### Exercise description
Find each line with the word "chart" and copy it.

### Recorded data
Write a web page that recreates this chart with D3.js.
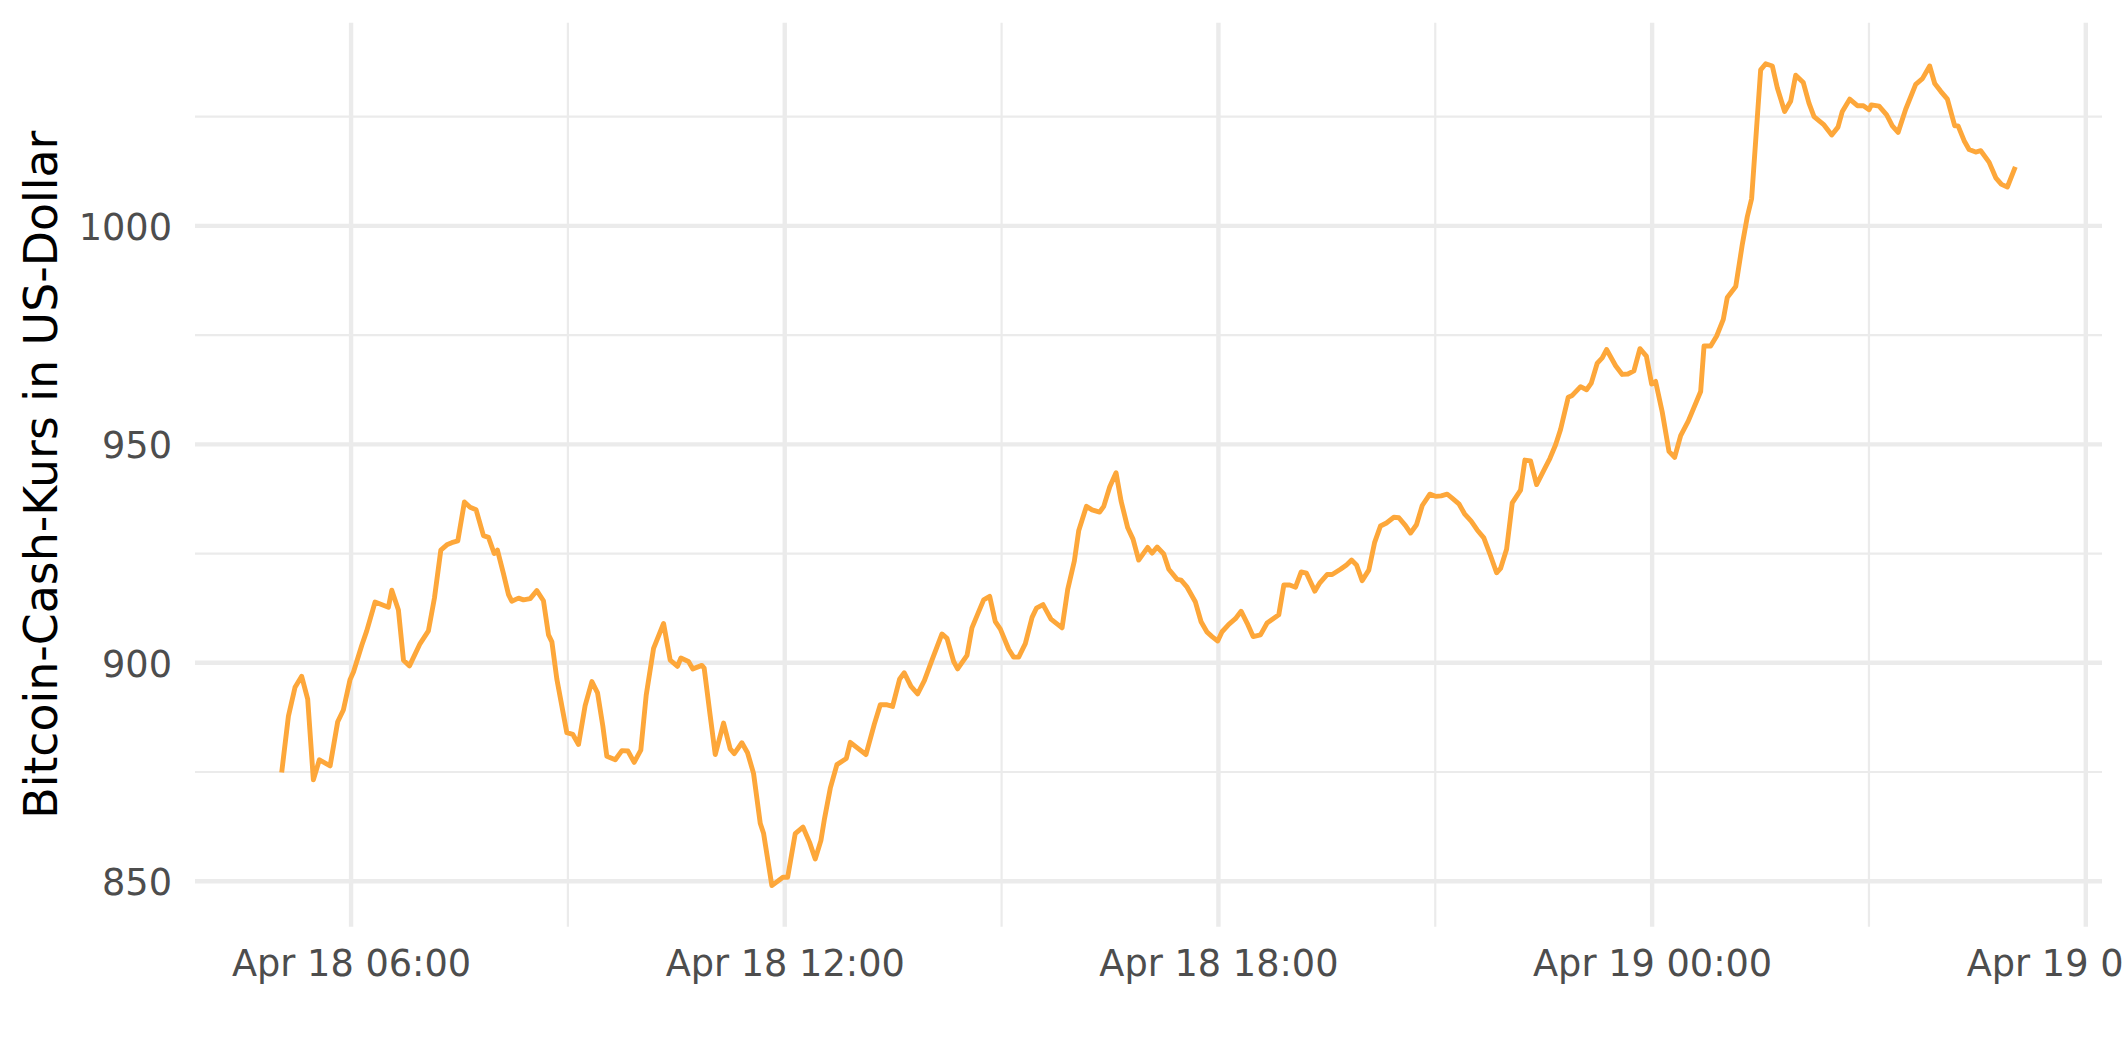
<!DOCTYPE html>
<html><head><meta charset="utf-8">
<script src="https://cdn.jsdelivr.net/npm/d3@7"></script>
<style>html,body{margin:0;padding:0;background:#fff;overflow:hidden} svg{display:block}</style>
</head><body>
<svg id="chart" width="2125" height="1062"></svg>
<script>
// ---- data ----
const startUTC = Date.UTC(2018, 3, 18, 5, 0); // 2018-04-18 05:00
// minutes after 05:00 on Apr 18
const offsetMin = [2.4,8.0,13.5,19.0,24.0,28.7,33.7,42.6,48.9,53.6,59.2,62.0,68.9,73.0,79.9,91.0,93.8,99.3,103.5,108.5,117.3,124.2,129.2,134.5,139.5,143.6,148.6,154.1,158.8,163.8,169.9,174.1,178.8,181.5,186.5,190.7,193.4,199.0,203.1,208.7,214.2,219.7,223.9,226.7,230.8,239.1,244.1,248.8,254.3,259.9,264.6,269.0,272.3,279.3,284.8,289.8,
295.0,300.5,305.0,311.1,319.4,324.9,331.0,333.8,340.1,343.7,351.2,353.1,358.1,362.3,369.2,374.7,378.1,384.4,389.1,394.1,399.7,402.4,409.3,418.5,422.4,428.7,435.1,440.6,445.3,450.0,452.8,457.8,463.3,471.1,474.4,481.3,487.4,494.3,499.3,504.3,509.5,515.4,519.2,524.8,530.3,535.9,542.2,550.5,554.7,560.2,563.5,571.3,575.4,581.0,585.1,590.1,594.8,599.0,605.9,610.0,614.2,619.7,625.3,628.9,634.4,641.0,650.2,
654.9,660.4,664.0,670.4,675.1,681.4,684.8,689.8,695.0,699.2,704.7,709.1,713.8,721.3,724.9,729.1,734.6,738.8,745.7,749.0,754.0,760.9,765.6,770.6,774.7,779.4,783.0,788.6,794.1,798.8,803.8,808.8,814.9,820.4,825.4,830.1,834.3,839.2,844.0,848.7,853.1,860.0,864.2,870.2,874.4,881.3,886.3,890.5,894.6,899.3,904.8,909.6,914.5,919.5,925.6,929.8,935.3,939.5,944.4,949.2,955.5,960.2,964.9,969.9,974.0,979.6,984.3,989.8,994.8,1000.3,1005.9,1010.9,1014.2,1019.2,1023.9,1030.8,1034.4,1039.1,1044.1,1050.2,
1055.2,1059.9,1064.0,1070.4,1073.7,1080.6,1085.6,1089.5,1094.5,1098.6,1102.2,1109.7,1115.2,1119.9,1124.9,1129.9,1135.2,1139.6,1142.9,1148.4,1154.0,1158.7,1163.7,1170.0,1180.3,1183.1,1188.6,1193.6,1199.1,1202.4,1209.4,
1214.9,1219.0,1222.6,1230.1,1234.3,1239.8,1243.9,1250.0,1255.0,1259.2,1265.5,1270.2,1274.4,1282.7,1289.1,1294.3,1297.9,1304.0,1310.4,1315.4,1320.1,1322.0,1328.4,
1334.7,1339.4,1344.2,1350.5,1358.8,1364.4,1370.4,1374.6,1379.6,1385.1,1391.2,1394.0,1399.0,1403.1,1408.6,1412.8,1419.7,1425.3,1430.0,1434.9,1441.5];
// Bitcoin Cash price in USD
const priceUSD = [874.9,887.8,894.4,896.9,891.7,873.2,877.8,876.4,886.5,889.2,896.2,897.9,904.0,907.3,913.9,912.7,916.6,912.1,900.6,899.3,904.4,907.3,914.8,925.8,927.0,927.5,927.9,936.8,935.6,935.0,929.1,928.7,925.0,925.8,920.4,915.6,914.1,914.8,914.4,914.7,916.5,914.2,906.4,904.8,896.3,884.0,883.6,881.3,890.2,895.7,893.1,885.5,878.6,877.8,879.9,879.8,
877.2,880.0,892.6,903.3,909.0,900.6,899.2,901.1,900.3,898.6,899.4,898.8,887.9,879.0,886.2,880.3,879.2,881.7,879.4,874.7,863.2,861.0,849.0,850.9,850.9,860.9,862.4,858.9,855.1,859.3,864.0,871.3,876.7,878.1,881.8,880.3,879.0,885.9,890.4,890.4,890.0,896.3,897.7,894.6,892.9,895.9,900.6,906.6,905.6,900.3,898.6,901.7,908.0,911.7,914.4,915.2,909.4,907.7,903.1,901.3,901.3,904.4,910.4,912.5,913.3,910.0,908.0,
916.8,923.3,930.2,935.8,935.0,934.5,935.8,940.3,943.5,937.0,930.9,928.3,923.5,926.4,925.1,926.5,924.9,921.4,919.1,918.9,917.3,913.9,909.4,907.0,906.0,905.0,907.1,908.8,910.1,911.8,909.1,906.0,906.4,909.1,910.1,911.0,917.8,917.8,917.3,920.8,920.5,916.4,918.3,920.2,920.2,921.4,922.4,923.5,922.4,918.8,921.2,927.5,931.3,932.0,933.3,933.2,931.4,929.7,931.6,936.0,938.6,938.1,938.2,938.6,937.7,936.4,934.1,932.4,930.4,928.6,924.5,920.6,921.6,926.0,936.6,939.5,946.4,946.2,940.8,944.1,
946.8,949.9,953.4,960.8,961.2,963.2,962.5,964.0,968.6,969.8,971.7,968.0,966.0,966.1,966.8,971.9,970.2,963.8,964.4,957.4,948.4,947.0,952.0,955.3,962.1,972.5,972.5,974.8,978.6,983.6,986.1,
995.8,1002.1,1006.2,1035.7,1037.1,1036.6,1031.6,1026.2,1028.5,1034.5,1032.8,1028.1,1025.0,1023.1,1020.8,1022.6,1026.2,1029.0,1027.5,1027.5,1026.6,1027.7,1027.4,
1025.4,1022.9,1021.4,1026.7,1032.4,1033.7,1036.6,1032.6,1030.8,1029.0,1022.9,1022.9,1019.5,1017.5,1016.9,1017.2,1014.6,1011.0,1009.5,1008.9,1013.5];

const yMajorTicks = [850, 900, 950, 1000];
const yMinorTicks = [875, 925, 975, 1025];
const xMajorLabels = ["Apr 18 06:00", "Apr 18 12:00", "Apr 18 18:00", "Apr 19 00:00", "Apr 19 06:00"];
const yTitle = "Bitcoin-Cash-Kurs in US-Dollar";

// ---- layout ----
const panel = {left: 195, right: 2102, top: 22.7, bottom: 926.7};
const FONT = "'DejaVu Sans', sans-serif";
const svg = d3.select("#chart");

const data = offsetMin.map((m, i) => ({t: new Date(startUTC + m * 60000), v: priceUSD[i]}));
const tExt = d3.extent(data, d => +d.t);
const vExt = d3.extent(data, d => d.v);
const tPad = (tExt[1] - tExt[0]) * 0.05;
const vPad = (vExt[1] - vExt[0]) * 0.05;

const x = d3.scaleUtc().domain([tExt[0] - tPad, tExt[1] + tPad]).range([panel.left, panel.right]);
const y = d3.scaleLinear().domain([vExt[0] - vPad, vExt[1] + vPad]).range([panel.bottom, panel.top]);

const [d0, d1] = x.domain();
const xMajor = d3.utcHour.every(6).range(d0, d1);
const xMinor = d3.utcHour.every(3).range(d0, d1).filter(d => d.getUTCHours() % 6 !== 0);

const grid = svg.append("g");
grid.selectAll(".hmin").data(yMinorTicks).join("line")
  .attr("x1", panel.left).attr("x2", panel.right)
  .attr("y1", d => y(d)).attr("y2", d => y(d))
  .attr("stroke", "#EBEBEB").attr("stroke-width", 2.2);
grid.selectAll(".vmin").data(xMinor).join("line")
  .attr("x1", d => x(d)).attr("x2", d => x(d))
  .attr("y1", panel.top).attr("y2", panel.bottom)
  .attr("stroke", "#EBEBEB").attr("stroke-width", 2.2);
grid.selectAll(".hmaj").data(yMajorTicks).join("line")
  .attr("x1", panel.left).attr("x2", panel.right)
  .attr("y1", d => y(d)).attr("y2", d => y(d))
  .attr("stroke", "#EBEBEB").attr("stroke-width", 4.4);
grid.selectAll(".vmaj").data(xMajor).join("line")
  .attr("x1", d => x(d)).attr("x2", d => x(d))
  .attr("y1", panel.top).attr("y2", panel.bottom)
  .attr("stroke", "#EBEBEB").attr("stroke-width", 4.4);

const line = d3.line().x(d => x(d.t)).y(d => y(d.v));
svg.append("path").datum(data)
  .attr("d", line)
  .attr("fill", "none")
  .attr("stroke", "#FDA73A")
  .attr("stroke-width", 4.9)
  .attr("stroke-linejoin", "round")
  .attr("stroke-linecap", "butt");

const gx = svg.append("g").attr("transform", `translate(0,${panel.bottom})`)
  .call(d3.axisBottom(x).tickValues(xMajor).tickSize(0).tickFormat((d, i) => xMajorLabels[i]));
gx.select(".domain").remove();
gx.selectAll("text")
  .attr("y", 49.8).attr("dy", 0)
  .attr("fill", "#4D4D4D")
  .style("font-family", FONT).style("font-size", "36.7px");

const gy = svg.append("g").attr("transform", `translate(${panel.left},0)`)
  .call(d3.axisLeft(y).tickValues(yMajorTicks).tickSize(0).tickFormat(d3.format("d")));
gy.select(".domain").remove();
gy.selectAll("text")
  .attr("x", -23).attr("dy", "0.365em")
  .attr("fill", "#4D4D4D")
  .style("font-family", FONT).style("font-size", "36.7px");

svg.append("text")
  .attr("transform", `translate(57,${(panel.top + panel.bottom) / 2}) rotate(-90)`)
  .attr("text-anchor", "middle")
  .attr("fill", "#000")
  .style("font-family", FONT).style("font-size", "45.8px")
  .text(yTitle);
</script>
</body></html>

### Answer to this problem
Write a web page that recreates this chart with D3.js.
<svg id="chart" width="2125" height="1062"></svg>
const svg = d3.select("#chart");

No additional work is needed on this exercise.